MATERIAL FOR THE TASK:
◆ ◆ ◆

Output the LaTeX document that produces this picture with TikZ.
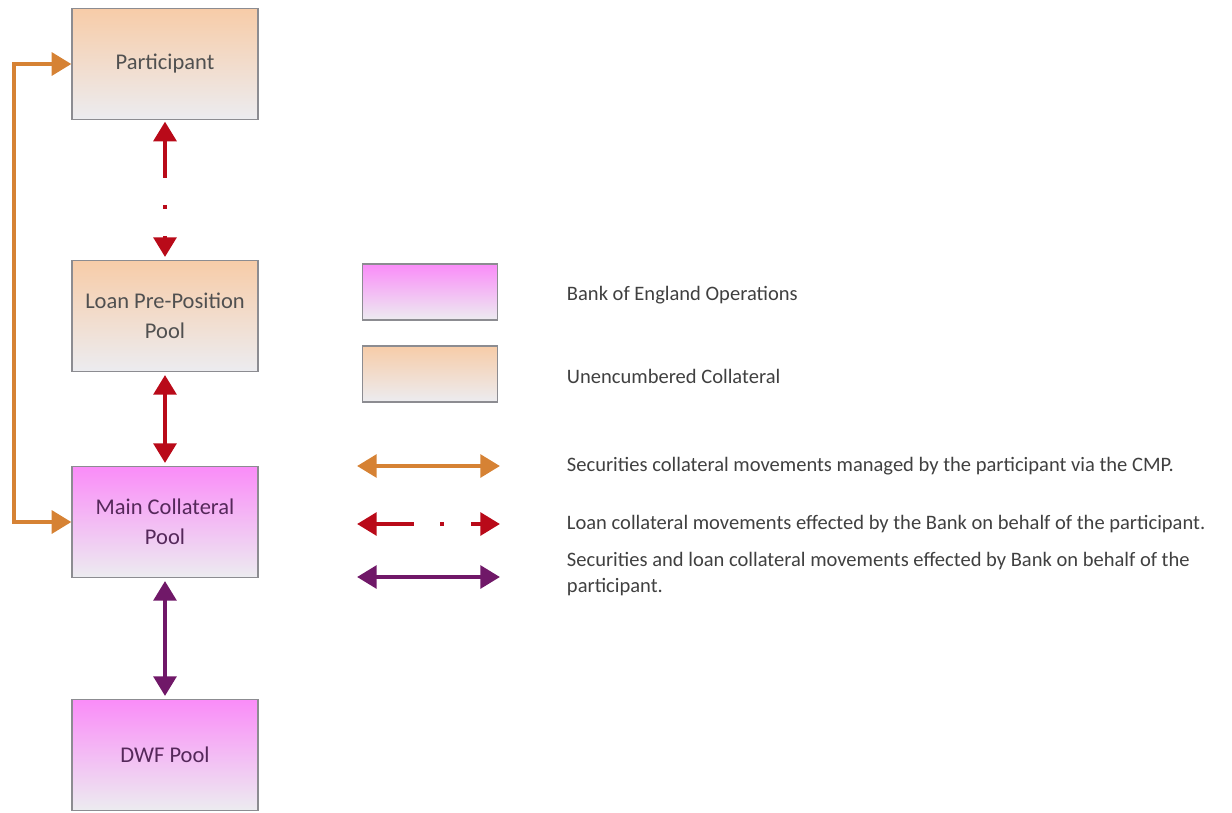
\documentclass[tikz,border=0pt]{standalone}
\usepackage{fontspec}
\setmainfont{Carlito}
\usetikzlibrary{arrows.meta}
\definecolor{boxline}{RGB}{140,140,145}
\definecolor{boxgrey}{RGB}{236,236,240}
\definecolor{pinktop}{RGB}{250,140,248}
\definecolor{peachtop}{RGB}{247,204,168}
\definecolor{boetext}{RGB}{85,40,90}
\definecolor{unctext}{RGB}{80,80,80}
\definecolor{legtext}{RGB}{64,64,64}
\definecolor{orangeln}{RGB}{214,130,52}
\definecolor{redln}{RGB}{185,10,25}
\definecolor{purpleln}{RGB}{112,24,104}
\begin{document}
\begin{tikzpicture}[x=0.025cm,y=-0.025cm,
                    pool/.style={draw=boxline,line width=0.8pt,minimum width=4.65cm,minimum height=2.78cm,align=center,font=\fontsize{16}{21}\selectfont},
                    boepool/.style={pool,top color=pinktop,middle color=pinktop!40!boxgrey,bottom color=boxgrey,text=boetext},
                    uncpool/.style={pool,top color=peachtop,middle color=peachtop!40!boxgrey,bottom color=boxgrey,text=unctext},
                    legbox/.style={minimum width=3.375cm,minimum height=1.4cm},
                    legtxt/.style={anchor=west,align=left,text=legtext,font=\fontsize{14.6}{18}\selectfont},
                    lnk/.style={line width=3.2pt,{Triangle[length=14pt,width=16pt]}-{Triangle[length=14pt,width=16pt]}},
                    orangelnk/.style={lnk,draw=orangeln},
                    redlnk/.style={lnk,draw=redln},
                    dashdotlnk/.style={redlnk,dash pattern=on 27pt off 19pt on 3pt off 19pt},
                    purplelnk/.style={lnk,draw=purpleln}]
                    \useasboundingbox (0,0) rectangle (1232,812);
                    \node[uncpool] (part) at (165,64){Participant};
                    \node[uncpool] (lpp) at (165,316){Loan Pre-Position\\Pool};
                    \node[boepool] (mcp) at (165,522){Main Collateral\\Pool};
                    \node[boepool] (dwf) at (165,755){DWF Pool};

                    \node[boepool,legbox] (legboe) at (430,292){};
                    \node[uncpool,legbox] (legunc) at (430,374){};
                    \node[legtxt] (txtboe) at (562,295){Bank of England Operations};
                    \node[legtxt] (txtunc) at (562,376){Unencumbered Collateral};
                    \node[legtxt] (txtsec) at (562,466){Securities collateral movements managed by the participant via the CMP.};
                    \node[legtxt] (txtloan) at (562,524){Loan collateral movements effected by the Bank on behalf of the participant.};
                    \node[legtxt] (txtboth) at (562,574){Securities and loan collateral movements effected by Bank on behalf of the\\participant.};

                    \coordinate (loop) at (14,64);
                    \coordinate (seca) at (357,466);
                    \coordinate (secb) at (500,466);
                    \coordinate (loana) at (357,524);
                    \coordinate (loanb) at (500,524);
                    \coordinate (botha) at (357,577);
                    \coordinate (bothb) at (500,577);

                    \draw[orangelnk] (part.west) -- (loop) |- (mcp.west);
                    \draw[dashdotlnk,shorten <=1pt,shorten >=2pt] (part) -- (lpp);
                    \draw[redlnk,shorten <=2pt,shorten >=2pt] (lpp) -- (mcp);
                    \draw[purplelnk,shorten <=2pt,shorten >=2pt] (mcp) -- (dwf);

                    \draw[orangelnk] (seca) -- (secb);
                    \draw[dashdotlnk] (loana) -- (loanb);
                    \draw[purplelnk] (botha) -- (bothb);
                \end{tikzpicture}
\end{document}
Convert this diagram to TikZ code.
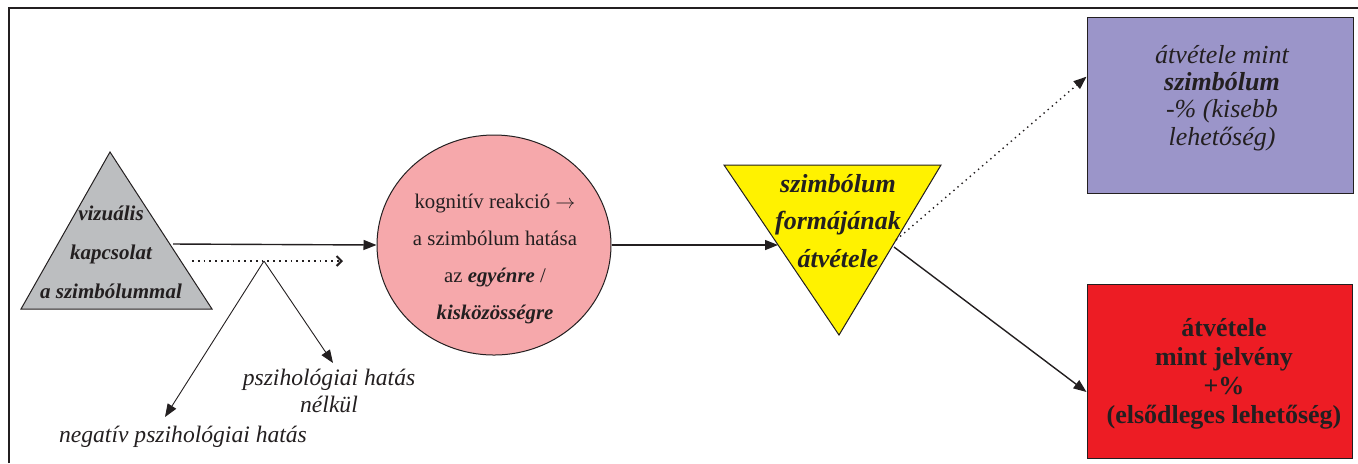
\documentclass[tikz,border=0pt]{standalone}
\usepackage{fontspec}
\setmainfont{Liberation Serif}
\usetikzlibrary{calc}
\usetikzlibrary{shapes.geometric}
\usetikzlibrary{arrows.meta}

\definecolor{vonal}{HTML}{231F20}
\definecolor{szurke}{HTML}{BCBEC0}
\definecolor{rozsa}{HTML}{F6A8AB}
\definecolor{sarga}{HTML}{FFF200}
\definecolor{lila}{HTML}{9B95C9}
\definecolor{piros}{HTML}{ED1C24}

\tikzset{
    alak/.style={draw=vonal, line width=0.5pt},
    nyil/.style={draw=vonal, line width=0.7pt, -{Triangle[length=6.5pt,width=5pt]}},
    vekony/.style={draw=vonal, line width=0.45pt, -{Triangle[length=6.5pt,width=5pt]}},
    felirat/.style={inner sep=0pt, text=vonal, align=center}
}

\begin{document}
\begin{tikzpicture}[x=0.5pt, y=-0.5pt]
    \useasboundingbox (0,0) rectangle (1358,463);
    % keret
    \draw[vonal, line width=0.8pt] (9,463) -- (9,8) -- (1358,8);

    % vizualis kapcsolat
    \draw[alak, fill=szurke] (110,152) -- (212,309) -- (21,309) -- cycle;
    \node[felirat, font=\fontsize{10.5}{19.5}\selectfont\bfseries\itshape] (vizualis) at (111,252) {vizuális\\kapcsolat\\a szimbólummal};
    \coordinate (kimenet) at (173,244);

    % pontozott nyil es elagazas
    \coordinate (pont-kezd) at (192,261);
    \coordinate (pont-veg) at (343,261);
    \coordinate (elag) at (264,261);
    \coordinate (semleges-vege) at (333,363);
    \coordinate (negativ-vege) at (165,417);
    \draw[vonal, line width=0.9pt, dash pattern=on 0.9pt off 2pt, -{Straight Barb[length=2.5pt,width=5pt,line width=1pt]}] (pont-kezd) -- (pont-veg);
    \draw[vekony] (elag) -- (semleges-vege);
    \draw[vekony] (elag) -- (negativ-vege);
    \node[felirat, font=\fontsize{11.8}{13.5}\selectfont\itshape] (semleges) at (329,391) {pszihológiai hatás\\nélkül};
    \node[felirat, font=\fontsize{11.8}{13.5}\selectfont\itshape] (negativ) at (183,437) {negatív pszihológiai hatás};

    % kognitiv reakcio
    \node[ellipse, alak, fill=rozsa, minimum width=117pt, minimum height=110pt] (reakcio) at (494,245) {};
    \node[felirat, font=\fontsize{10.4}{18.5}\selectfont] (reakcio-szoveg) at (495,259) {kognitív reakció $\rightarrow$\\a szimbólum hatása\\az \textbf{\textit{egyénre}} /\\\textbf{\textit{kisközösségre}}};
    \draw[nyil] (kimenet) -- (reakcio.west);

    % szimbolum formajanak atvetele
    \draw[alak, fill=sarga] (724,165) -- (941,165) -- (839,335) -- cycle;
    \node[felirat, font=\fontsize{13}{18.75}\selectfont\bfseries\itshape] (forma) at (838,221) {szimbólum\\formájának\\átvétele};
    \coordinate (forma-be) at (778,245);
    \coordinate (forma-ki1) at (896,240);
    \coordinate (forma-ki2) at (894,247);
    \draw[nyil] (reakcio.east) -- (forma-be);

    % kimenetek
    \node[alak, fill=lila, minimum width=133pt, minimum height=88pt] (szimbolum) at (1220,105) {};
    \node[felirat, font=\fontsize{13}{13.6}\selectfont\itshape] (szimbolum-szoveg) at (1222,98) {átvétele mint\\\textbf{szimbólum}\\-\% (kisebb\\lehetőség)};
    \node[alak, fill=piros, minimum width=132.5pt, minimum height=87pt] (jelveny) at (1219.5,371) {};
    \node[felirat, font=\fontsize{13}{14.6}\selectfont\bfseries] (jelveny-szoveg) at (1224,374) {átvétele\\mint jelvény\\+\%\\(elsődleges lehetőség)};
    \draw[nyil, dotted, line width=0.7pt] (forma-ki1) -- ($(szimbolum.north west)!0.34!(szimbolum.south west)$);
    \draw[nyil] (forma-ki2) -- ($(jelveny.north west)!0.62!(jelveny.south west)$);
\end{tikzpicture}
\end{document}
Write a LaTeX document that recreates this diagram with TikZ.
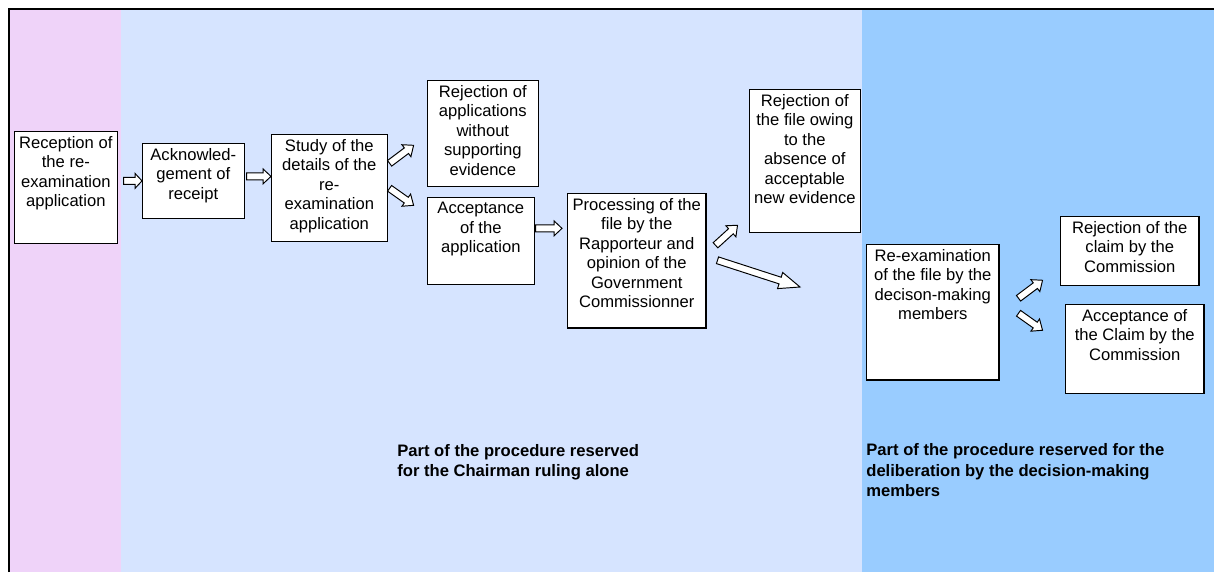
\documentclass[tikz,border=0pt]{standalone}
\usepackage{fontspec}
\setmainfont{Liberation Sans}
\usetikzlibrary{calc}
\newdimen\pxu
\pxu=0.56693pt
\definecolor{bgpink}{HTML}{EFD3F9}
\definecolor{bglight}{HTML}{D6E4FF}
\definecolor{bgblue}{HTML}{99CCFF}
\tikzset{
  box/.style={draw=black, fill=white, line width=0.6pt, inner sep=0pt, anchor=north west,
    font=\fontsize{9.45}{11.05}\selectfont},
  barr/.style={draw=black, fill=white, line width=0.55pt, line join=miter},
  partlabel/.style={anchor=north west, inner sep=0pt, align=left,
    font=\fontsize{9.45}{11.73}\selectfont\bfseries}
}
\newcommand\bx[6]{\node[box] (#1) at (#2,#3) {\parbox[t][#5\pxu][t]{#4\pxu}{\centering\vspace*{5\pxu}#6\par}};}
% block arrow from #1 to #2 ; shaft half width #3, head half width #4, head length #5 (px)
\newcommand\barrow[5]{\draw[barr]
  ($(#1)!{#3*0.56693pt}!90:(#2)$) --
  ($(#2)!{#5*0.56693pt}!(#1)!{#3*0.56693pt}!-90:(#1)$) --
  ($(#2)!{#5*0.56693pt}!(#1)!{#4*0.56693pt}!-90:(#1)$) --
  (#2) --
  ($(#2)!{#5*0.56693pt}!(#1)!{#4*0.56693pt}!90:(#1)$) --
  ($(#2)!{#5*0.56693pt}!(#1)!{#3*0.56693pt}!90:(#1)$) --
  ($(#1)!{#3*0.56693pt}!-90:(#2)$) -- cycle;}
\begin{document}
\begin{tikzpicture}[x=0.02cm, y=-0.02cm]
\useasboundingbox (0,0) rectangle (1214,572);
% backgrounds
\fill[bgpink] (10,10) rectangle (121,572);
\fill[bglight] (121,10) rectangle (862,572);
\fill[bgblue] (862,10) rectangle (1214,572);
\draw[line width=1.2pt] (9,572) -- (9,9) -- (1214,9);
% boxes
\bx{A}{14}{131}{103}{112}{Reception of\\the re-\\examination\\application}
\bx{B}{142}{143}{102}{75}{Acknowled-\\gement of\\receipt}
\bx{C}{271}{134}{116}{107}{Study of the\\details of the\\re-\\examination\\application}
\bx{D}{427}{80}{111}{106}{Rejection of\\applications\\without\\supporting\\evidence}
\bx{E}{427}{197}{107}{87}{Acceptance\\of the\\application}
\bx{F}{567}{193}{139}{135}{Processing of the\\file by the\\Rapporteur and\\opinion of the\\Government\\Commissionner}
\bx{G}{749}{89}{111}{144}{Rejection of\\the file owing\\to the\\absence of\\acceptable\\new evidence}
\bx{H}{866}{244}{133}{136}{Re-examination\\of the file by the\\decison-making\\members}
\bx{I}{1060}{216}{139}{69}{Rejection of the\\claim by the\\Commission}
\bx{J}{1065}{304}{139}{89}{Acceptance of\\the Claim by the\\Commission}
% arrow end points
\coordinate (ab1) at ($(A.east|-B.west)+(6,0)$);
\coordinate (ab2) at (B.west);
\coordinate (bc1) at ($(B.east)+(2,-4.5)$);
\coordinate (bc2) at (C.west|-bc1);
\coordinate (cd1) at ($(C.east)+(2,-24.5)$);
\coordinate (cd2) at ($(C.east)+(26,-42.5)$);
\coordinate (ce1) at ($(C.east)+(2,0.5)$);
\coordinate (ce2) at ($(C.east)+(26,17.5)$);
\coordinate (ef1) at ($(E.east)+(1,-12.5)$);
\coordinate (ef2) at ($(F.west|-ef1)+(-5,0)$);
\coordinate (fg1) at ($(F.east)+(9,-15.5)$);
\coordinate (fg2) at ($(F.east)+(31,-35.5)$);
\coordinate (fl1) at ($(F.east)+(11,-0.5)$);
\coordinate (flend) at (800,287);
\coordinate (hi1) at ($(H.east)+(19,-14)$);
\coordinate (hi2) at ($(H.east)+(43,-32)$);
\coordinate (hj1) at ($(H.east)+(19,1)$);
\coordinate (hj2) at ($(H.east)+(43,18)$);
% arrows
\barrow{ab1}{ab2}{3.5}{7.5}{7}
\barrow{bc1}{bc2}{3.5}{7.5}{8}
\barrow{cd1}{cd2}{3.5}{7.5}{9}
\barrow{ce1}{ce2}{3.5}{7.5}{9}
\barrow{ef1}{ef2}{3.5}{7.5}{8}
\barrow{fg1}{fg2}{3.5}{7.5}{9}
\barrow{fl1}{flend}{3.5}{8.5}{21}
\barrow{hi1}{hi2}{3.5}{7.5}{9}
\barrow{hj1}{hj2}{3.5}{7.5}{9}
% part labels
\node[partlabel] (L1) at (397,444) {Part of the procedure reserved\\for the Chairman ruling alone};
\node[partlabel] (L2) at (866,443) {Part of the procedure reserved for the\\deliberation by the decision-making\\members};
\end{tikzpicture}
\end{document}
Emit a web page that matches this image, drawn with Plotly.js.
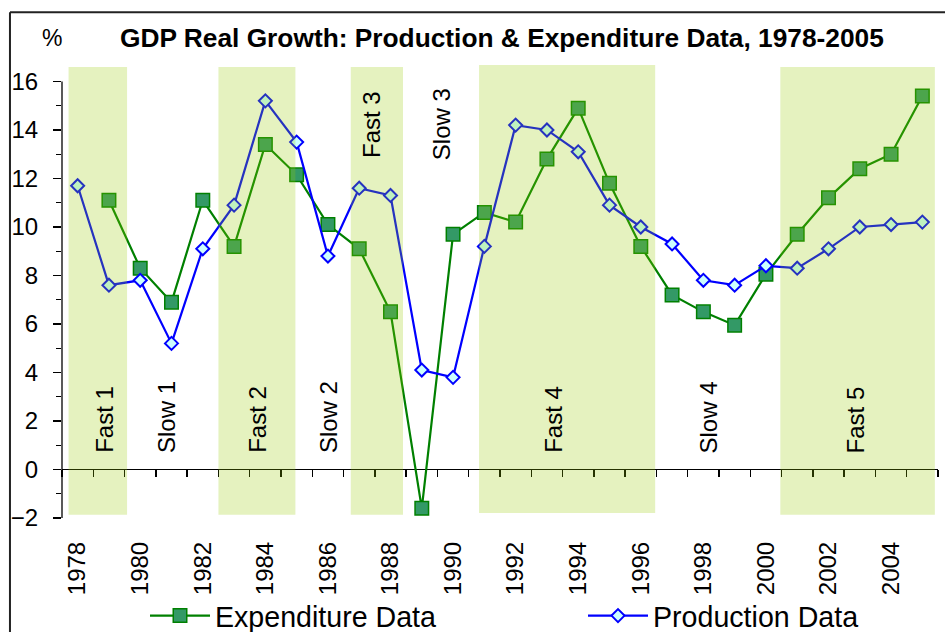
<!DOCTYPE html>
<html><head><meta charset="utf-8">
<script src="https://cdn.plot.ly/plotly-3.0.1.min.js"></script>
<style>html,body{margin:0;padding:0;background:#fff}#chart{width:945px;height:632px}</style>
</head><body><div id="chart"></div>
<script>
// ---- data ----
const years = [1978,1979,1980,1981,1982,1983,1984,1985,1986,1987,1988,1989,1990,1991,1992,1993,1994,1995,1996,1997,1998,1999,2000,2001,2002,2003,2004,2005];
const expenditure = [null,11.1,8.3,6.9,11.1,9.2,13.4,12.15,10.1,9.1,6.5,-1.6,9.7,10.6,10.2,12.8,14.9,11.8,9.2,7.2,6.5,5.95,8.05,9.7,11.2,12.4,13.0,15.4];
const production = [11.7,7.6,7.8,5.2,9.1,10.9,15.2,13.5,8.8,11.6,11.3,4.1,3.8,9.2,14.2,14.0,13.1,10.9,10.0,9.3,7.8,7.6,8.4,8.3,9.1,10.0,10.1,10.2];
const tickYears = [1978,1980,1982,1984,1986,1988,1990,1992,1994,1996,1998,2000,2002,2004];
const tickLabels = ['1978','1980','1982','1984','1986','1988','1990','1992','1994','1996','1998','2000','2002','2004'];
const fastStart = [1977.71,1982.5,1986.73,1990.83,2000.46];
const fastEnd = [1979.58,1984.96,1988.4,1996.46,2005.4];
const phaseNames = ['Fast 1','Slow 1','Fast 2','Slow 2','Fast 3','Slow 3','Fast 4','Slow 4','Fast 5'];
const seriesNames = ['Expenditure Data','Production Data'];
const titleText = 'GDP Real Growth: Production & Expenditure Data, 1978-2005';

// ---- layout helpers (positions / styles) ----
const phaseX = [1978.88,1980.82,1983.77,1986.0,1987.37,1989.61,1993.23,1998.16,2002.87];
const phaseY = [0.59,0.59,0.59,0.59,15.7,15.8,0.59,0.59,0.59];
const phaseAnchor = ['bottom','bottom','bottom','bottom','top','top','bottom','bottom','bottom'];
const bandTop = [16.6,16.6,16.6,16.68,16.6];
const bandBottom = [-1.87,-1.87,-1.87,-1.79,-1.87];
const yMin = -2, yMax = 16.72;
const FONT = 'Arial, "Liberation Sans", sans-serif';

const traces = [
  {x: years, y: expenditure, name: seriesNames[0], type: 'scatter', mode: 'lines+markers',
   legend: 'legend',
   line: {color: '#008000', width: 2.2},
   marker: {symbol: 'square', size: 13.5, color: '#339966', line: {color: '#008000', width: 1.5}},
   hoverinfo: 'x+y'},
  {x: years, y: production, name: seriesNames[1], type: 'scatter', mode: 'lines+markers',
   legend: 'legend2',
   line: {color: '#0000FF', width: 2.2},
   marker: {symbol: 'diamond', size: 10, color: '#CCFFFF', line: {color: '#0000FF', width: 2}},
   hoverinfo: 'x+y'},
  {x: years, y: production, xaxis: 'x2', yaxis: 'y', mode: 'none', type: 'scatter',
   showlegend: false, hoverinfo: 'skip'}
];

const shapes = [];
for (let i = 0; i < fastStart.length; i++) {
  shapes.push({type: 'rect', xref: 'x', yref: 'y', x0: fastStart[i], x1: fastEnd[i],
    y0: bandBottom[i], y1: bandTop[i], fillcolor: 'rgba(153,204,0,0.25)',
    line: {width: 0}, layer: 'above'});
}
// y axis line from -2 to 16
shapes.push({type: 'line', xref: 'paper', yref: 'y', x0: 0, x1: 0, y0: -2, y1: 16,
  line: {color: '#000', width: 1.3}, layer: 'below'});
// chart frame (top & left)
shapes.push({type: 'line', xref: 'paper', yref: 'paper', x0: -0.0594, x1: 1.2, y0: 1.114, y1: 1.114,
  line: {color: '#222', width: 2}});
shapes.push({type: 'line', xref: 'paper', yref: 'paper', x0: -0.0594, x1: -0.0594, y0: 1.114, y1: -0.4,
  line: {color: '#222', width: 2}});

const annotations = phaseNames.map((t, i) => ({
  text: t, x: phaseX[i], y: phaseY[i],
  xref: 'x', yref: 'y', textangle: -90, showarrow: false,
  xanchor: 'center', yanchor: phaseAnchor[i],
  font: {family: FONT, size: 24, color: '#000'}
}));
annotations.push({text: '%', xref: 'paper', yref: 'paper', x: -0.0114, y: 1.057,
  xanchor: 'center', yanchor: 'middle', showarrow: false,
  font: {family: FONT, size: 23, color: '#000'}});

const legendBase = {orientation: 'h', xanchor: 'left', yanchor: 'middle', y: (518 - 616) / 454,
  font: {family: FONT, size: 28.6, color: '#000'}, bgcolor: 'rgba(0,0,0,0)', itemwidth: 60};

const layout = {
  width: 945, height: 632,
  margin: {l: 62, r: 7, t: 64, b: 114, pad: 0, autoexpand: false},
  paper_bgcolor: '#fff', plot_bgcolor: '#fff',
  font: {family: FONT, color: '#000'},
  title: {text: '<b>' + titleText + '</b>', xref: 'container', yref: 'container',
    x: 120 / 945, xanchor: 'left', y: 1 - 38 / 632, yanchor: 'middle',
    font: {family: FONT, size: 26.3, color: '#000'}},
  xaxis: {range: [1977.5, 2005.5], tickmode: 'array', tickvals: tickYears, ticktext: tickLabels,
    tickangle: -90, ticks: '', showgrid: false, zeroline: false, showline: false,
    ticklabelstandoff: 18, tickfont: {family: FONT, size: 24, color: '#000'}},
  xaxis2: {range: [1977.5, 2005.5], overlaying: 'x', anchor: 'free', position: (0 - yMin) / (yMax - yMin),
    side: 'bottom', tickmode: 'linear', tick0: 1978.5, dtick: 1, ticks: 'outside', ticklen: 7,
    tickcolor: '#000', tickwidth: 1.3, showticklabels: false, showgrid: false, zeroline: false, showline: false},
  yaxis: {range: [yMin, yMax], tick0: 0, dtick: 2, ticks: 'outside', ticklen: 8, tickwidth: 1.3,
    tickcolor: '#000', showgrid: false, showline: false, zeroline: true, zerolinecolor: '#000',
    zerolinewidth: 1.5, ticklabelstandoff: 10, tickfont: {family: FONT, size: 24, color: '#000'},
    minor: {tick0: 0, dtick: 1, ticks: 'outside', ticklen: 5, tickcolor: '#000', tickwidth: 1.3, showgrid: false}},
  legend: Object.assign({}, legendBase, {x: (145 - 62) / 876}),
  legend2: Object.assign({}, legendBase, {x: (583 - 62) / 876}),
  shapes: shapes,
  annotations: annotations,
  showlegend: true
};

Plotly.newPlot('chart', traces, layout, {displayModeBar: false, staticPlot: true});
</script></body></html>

◆ ◆ ◆

WRITTEN TASK: Count how many lines contain "diagram" and give only that count.

SOLUTION FOR THIS EXERCISE: 2